# The crazy way you have to integrate logs

When you learn how to integrate by parts, you’re probably told that a good rule of thumb is that if you have a power of $x$, that’s going to be the thing you differentiate.

That’s a pretty good heuristic((heuristic, n: a big word for ‘rule of thumb’.)), but there are two places it breaks down: one, if you’re doing something that doesn’t have a power of $x$ in (in which case, integrating by parts is unlikely to be the right method - in C4, at least); and second, most commonly, if you have to integrate logs.

Repeat after me: “I don’t know how to integrate logs directly. I know how to differentiate them, though.” You do know how to differentiate $\ln(x)$, right? You get $\frac{1}{x}$.

So, when you have a log in your integral: a) you’re likely to do it by parts, and b) the $\ln$ is the thing you differentiate (the $u$).

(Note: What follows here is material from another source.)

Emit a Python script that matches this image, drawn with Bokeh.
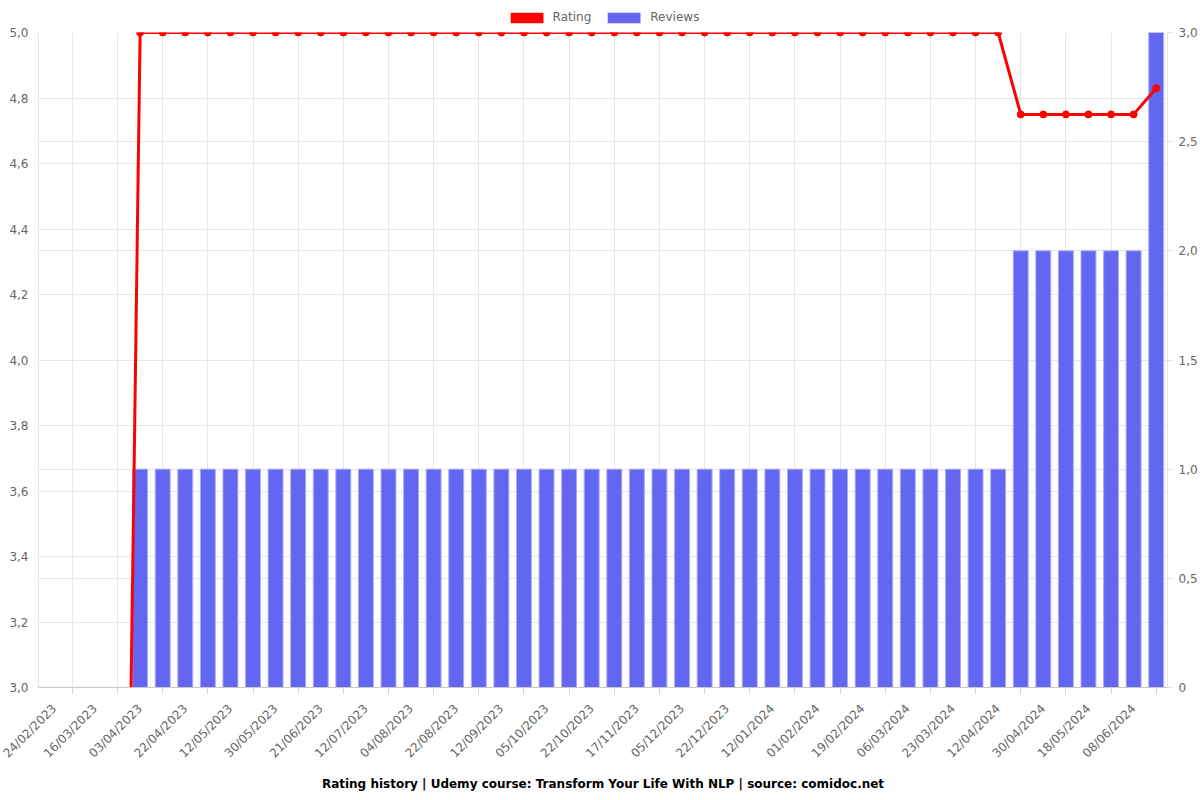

So, something like $\int x \ln (x) dx$, you would let $u = \ln(x)$, $\frac{dv}{dx} = x$; you’d differentiate the log to get $\frac{du}{dx} = \frac{1}{x}$ and integrate the $x$ to get $v = \frac{x^2}{2}$. Then, you apply the parts formula ($\int u \frac{dv}{dx} dx = uv - \int v \frac{du}{dx} dx$) to get that the integral is $(\frac{x^2}{2}) \ln(x) - \frac {x}{2} dx = (\frac{x^2}{2}) \ln(x) - \frac{x^2}{4} + c$. Easy.

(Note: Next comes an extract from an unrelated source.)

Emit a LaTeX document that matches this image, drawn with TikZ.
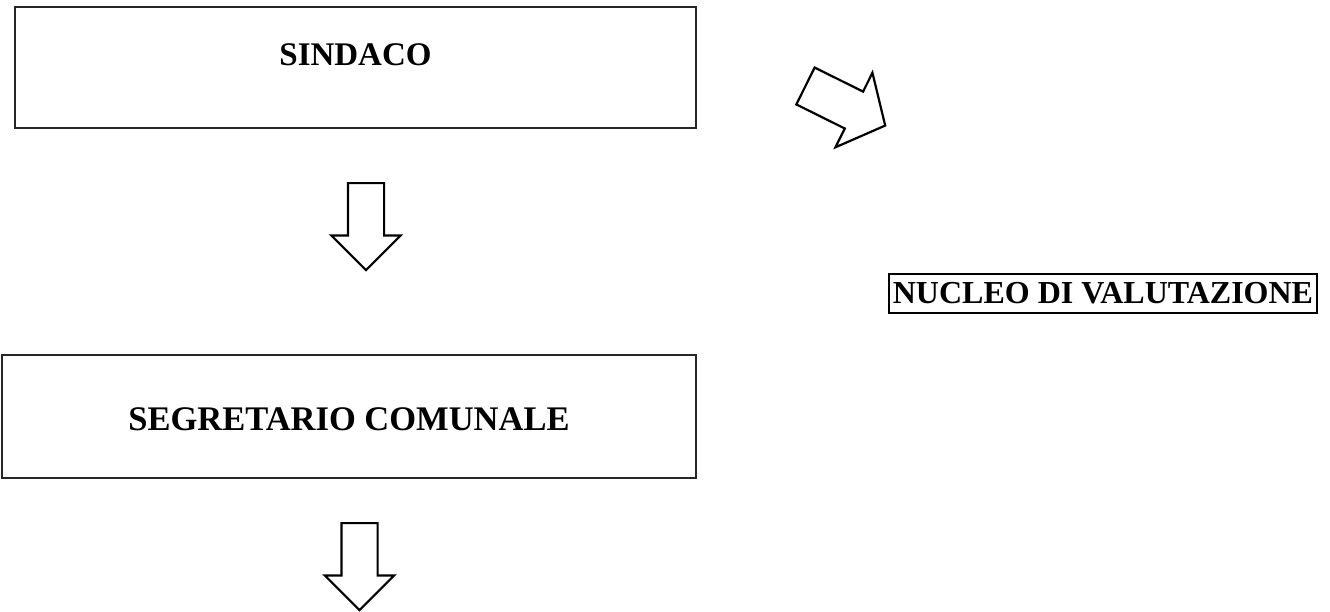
\documentclass[tikz,border=0pt]{standalone}
\usepackage{fontspec}
\setmainfont{Liberation Serif}
\usetikzlibrary{shapes.arrows}

\begin{document}
\begin{tikzpicture}[
    x=1pt, y=-1pt,
    box/.style={
        draw=black!85,
        line width=1.7pt,
        inner sep=0pt,
        font=\fontsize{33}{40}\selectfont\bfseries
    },
    tag/.style={
        draw=black,
        line width=2.4pt,
        inner sep=0pt,
        font=\fontsize{32}{38}\selectfont\bfseries
    },
    bigarrow/.style={
        draw=black,
        line width=2.2pt,
        single arrow,
        single arrow tip angle=90,
        single arrow head extend=16.5pt,
        inner xsep=0pt,
        inner ysep=17pt,
        minimum height=87pt,
        anchor=tail
    }
]
\useasboundingbox (0,0) rectangle (1330,611);

\node[box, minimum width=681pt, minimum height=121pt,
      text height=20pt, text depth=25pt] (sindaco) at (355.5,67.5) {SINDACO};
\node[box, minimum width=694pt, minimum height=123pt,
      font=\fontsize{34.5}{40}\selectfont\bfseries,
      text height=27pt, text depth=0pt] (segretario) at (349,416.5) {SEGRETARIO COMUNALE};
\node[tag, minimum width=428pt, minimum height=39pt,
      text height=19pt, text depth=0pt] (nucleo) at (1103,293.5) {NUCLEO DI VALUTAZIONE};

% block arrows
\node[bigarrow, rotate=-90] (down1) at (366,182) {};
\node[bigarrow, rotate=-90] (down2) at (359.5,522) {};
\node[bigarrow, rotate=-26.4, single arrow tip angle=100,
      single arrow head extend=21pt, inner ysep=19.5pt,
      minimum height=89pt] (diag) at (804.5,85.5) {};

\end{tikzpicture}
\end{document}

But Colin, I hear you asking, what about $\ln (x)$ on its own? Surely you can’t integrate that by parts, there’s only one of it!

You’re right, there’s only one of it (and stop calling me Shirley). But you can write it - and this is a dirty, sneaky trick - as $1 \ln (x)$. Then you can integrate it just like before: $u = \ln(x)$, $\frac{dv}{dx} = 1$, so $\frac{du}{dx} = \frac{1}{x}$ and $v = x$. You get the integral to be $x \ln (x) - \int 1 dx = x \ln (x) - x + c$.

The only time I can think of where you might use a different method is when the argument of $\ln$ is something ugly - like $\int x \ln (x^2 + 1)$. In that case, you’re likely to need a substitution… which is a topic for another day.